Se han dividido entre, de un lado, la búsqueda (en primer lugar, en el campo de los derechos individuales y en los de la educación y la formación) de una igualdad progresiva de las oportunidades, incluso en la relación de trabajo que nunca sustituía la acción individual y colectiva de quien, en el tiempo, pierde la independencia y la dignidad, y busque reconquistarla; y, de otro lado, la búsqueda de la realización, fuera del trabajo, de la máxima felicidad posible  (no de la libertad) del trabajador subordinado, interpretando las necesidades alienadas que ello expresa más allá de su relación subordinada, para poder compensar sus efectos negativos. Naturalmente sobre la base de los cambiantes criterios establecidos por las clases dominantes, asumiendo que el Estado  (y no la sociedad civil)  es la única sede de las decisiones que pueden ser tomadas para el bienestar de una comunidad mutilada.

La separación que se determina en las filosofías y experiencias concretas de las fuerzas reformadoras –desde los años de la Revolución francesa--  ha sido entre, de un lado, la conquista y experimentación, aquí y ahora, de nuevos espacios de libertad, ante todo en el trabajo, promoviendo incluso con la intervención legislativa del Estado el posible ejercicio de derechos individuales y colectivos orientados a ampliar las oportunidades libremente elegidas cuestionando los equilibrios de poder (antes que las relaciones de propiedad) que se concretan con el monopolio de la decisión, el uso de los medios de producción y los instrumentos del saber; y, de otro lado, la persecución de una imposible igualdad “de los puntos de llegada” (como querían los levellers ingleses, los sans culottes franceses o quienes, más tarde se convirtieron en recurrentes profetas de un igualitarismo salarial) orientada a compensar de alguna manera la dificultad de alcanzar el reconocimiento y legitimación de los derechos al conocimiento y a la decisión en la relación del trabajo subordinado y heterodirigido.

Es el conflicto que transpira entre el Robespierre de la abolición del “censo”, el Robespierre del derecho universal de ciudadanía, de la libertad de asociación y el Robespierre de la abolición de las corporaciones del trabajo subordinado, de la Diosa Razón y la fiesta del Ser Supremo.

Es el conflicto entre las ideas de Nicolas de Condorcet   sobre el papel liberador de la instrucción pública, la descentralización del Estado, la abolición de toda discriminación de sexo, etnia, religión, estatus entre los ciudadanos y la opción de Robespierre en defensa de un poder centralizado del Estado (contra cualquier hipótesis de federalismo) y de su prerrogativa de representar de manera exclusiva y expresar el “bien supremo” de la nación.

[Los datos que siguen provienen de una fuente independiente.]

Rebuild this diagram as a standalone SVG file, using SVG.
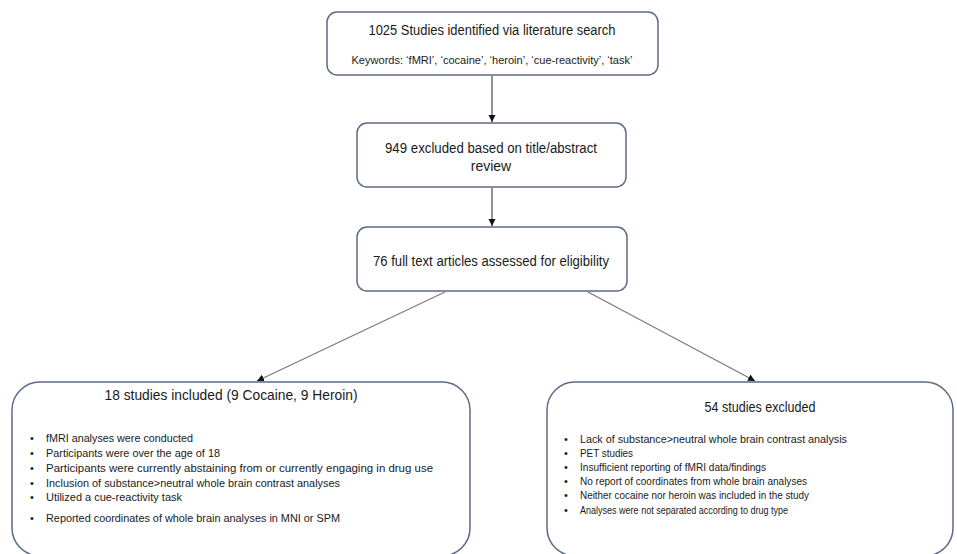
<svg xmlns="http://www.w3.org/2000/svg" width="957" height="554" viewBox="0 0 957 554">
<style>
.box{fill:#fff;stroke:#5b6b88;stroke-width:1.5}
.t{font-family:"Liberation Sans",Arial,sans-serif;fill:#1a1a1a}
.h{font-size:14px}
.s{font-size:11px}
.b{font-size:11px}
.c{stroke:#222;stroke-width:1;fill:none}
.d{stroke:#7a7a7a;stroke-width:1.2;fill:none}
</style>
<defs>
<marker id="ah" markerWidth="8" markerHeight="8" refX="7" refY="4" orient="auto" markerUnits="userSpaceOnUse">
<path d="M0,0.5 L7,4 L0,7.5 Z" fill="#111"/>
</marker>
</defs>
<rect width="957" height="554" fill="#fff"/>
<g id="connectors">
<line class="c" x1="492" y1="76" x2="492" y2="122" marker-end="url(#ah)"/>
<line class="c" x1="492" y1="188" x2="492" y2="226" marker-end="url(#ah)"/>
<line class="d" x1="445" y1="292" x2="257" y2="381" marker-end="url(#ah)"/>
<line class="d" x1="588" y1="292" x2="755" y2="381" marker-end="url(#ah)"/>
</g>
<g id="n1">
<rect class="box" x="327" y="12" width="331" height="63" rx="10"/>
<text class="t h" x="492" y="35" text-anchor="middle" textLength="247" lengthAdjust="spacingAndGlyphs">1025 Studies identified via literature search</text>
<text class="t s" x="492" y="64" text-anchor="middle" textLength="281" lengthAdjust="spacingAndGlyphs">Keywords: ‘fMRI’, ‘cocaine’, ‘heroin’, ‘cue-reactivity’, ‘task’</text>
</g>
<g id="n2">
<rect class="box" x="357" y="123" width="269" height="64" rx="10"/>
<text class="t h" x="491" y="153" text-anchor="middle" textLength="212" lengthAdjust="spacingAndGlyphs">949 excluded based on title/abstract</text>
<text class="t h" x="491" y="171" text-anchor="middle">review</text>
</g>
<g id="n3">
<rect class="box" x="357" y="227" width="270" height="64" rx="10"/>
<text class="t h" x="491" y="266" text-anchor="middle" textLength="236" lengthAdjust="spacingAndGlyphs">76 full text articles assessed for eligibility</text>
</g>
<g id="n4">
<rect class="box" x="12" y="382" width="458" height="174" rx="28"/>
<text class="t" style="font-size:15px" x="231" y="400" text-anchor="middle" textLength="253" lengthAdjust="spacingAndGlyphs">18 studies included (9 Cocaine, 9 Heroin)</text>
<g class="t b">
<text x="30" y="442">•</text><text x="46" y="442" textLength="147" lengthAdjust="spacingAndGlyphs">fMRI analyses were conducted</text>
<text x="30" y="457">•</text><text x="46" y="457" textLength="174" lengthAdjust="spacingAndGlyphs">Participants were over the age of 18</text>
<text x="30" y="472">•</text><text x="46" y="472" textLength="387" lengthAdjust="spacingAndGlyphs">Participants were currently abstaining from or currently engaging in drug use</text>
<text x="30" y="487">•</text><text x="46" y="487" textLength="294" lengthAdjust="spacingAndGlyphs">Inclusion of substance&gt;neutral whole brain contrast analyses</text>
<text x="30" y="501">•</text><text x="46" y="501" textLength="136" lengthAdjust="spacingAndGlyphs">Utilized a cue-reactivity task</text>
<text x="30" y="522">•</text><text x="46" y="522" textLength="294" lengthAdjust="spacingAndGlyphs">Reported coordinates of whole brain analyses in MNI or SPM</text>
</g>
</g>
<g id="n5">
<rect class="box" x="547" y="382" width="406" height="174" rx="28"/>
<text class="t" style="font-size:14px" x="760" y="412" text-anchor="middle" textLength="111" lengthAdjust="spacingAndGlyphs">54 studies excluded</text>
<g class="t b">
<text x="564" y="443">•</text><text x="580" y="443" textLength="267" lengthAdjust="spacingAndGlyphs">Lack of substance&gt;neutral whole brain contrast analysis</text>
<text x="564" y="457">•</text><text x="580" y="457" textLength="53" lengthAdjust="spacingAndGlyphs">PET studies</text>
<text x="564" y="471">•</text><text x="580" y="471" textLength="186" lengthAdjust="spacingAndGlyphs">Insufficient reporting of fMRI data/findings</text>
<text x="564" y="485">•</text><text x="580" y="485" textLength="227" lengthAdjust="spacingAndGlyphs">No report of coordinates from whole brain analyses</text>
<text x="564" y="499">•</text><text x="580" y="499" textLength="229" lengthAdjust="spacingAndGlyphs">Neither cocaine nor heroin was included in the study</text>
<text x="564" y="514">•</text><text x="580" y="514" textLength="208" lengthAdjust="spacingAndGlyphs">Analyses were not separated according to drug type</text>
</g>
</g>
</svg>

Es el conflicto que permanece entre el Marx que, a partir del análisis de las relaciones de opresión que permiten la alienación y la fragmentación del trabajo, reenvía sin mediaciones a cuando el trabajo sea “el primer deseo de la vida”, es decir, cuando sea superada la división, social y técnica, del trabajo, y el Marx que confía en “el Estado de la dictadura del proletariado” la tarea preliminar de modificar las relaciones de propiedad y superar la “explotación” a través de la socialización de los procesos distributivos.

Es el conflicto entre cuantos, desde Lassalle a Kaustky y Lenin, extraen de la ambigüedad de Marx  la convicción de que el socialismo pasa, ante todo, por la ocupación del Estado y por la intervención, más o menos radical, de ello en la esfera distributiva, dejando no obstante intactos las relaciones entre gobernantes y gobernados en los centros de producción, y aquellos que –incluso en nuestros días--  intentan recuperar la actualidad y la inmediatez de la conquista (aunque gradualmente) de la liberación del trabajo que Marx aplaza en una lógica gradualista equívoca y, a menudo, errónea en la fase superior de la sociedad comunista; y que, sin embargo, “vive como voluntad, como esperanza, como utopía concreta en las acciones y en las fantasías de los hombres de hoy” [Ver Oskar Negt La logica specifica del periodo di transizione. Sull´attualità delle Glosse marginali al programma di Gotha].  

De hecho, para estos últimos, el conflicto entre gobernantes y gobernados nace, en primer lugar, allí  donde se desarrolla la relación de trabajo subordinado, donde se han prefigurado las formas de organización del Estado y su burocaracia “racionalizada”.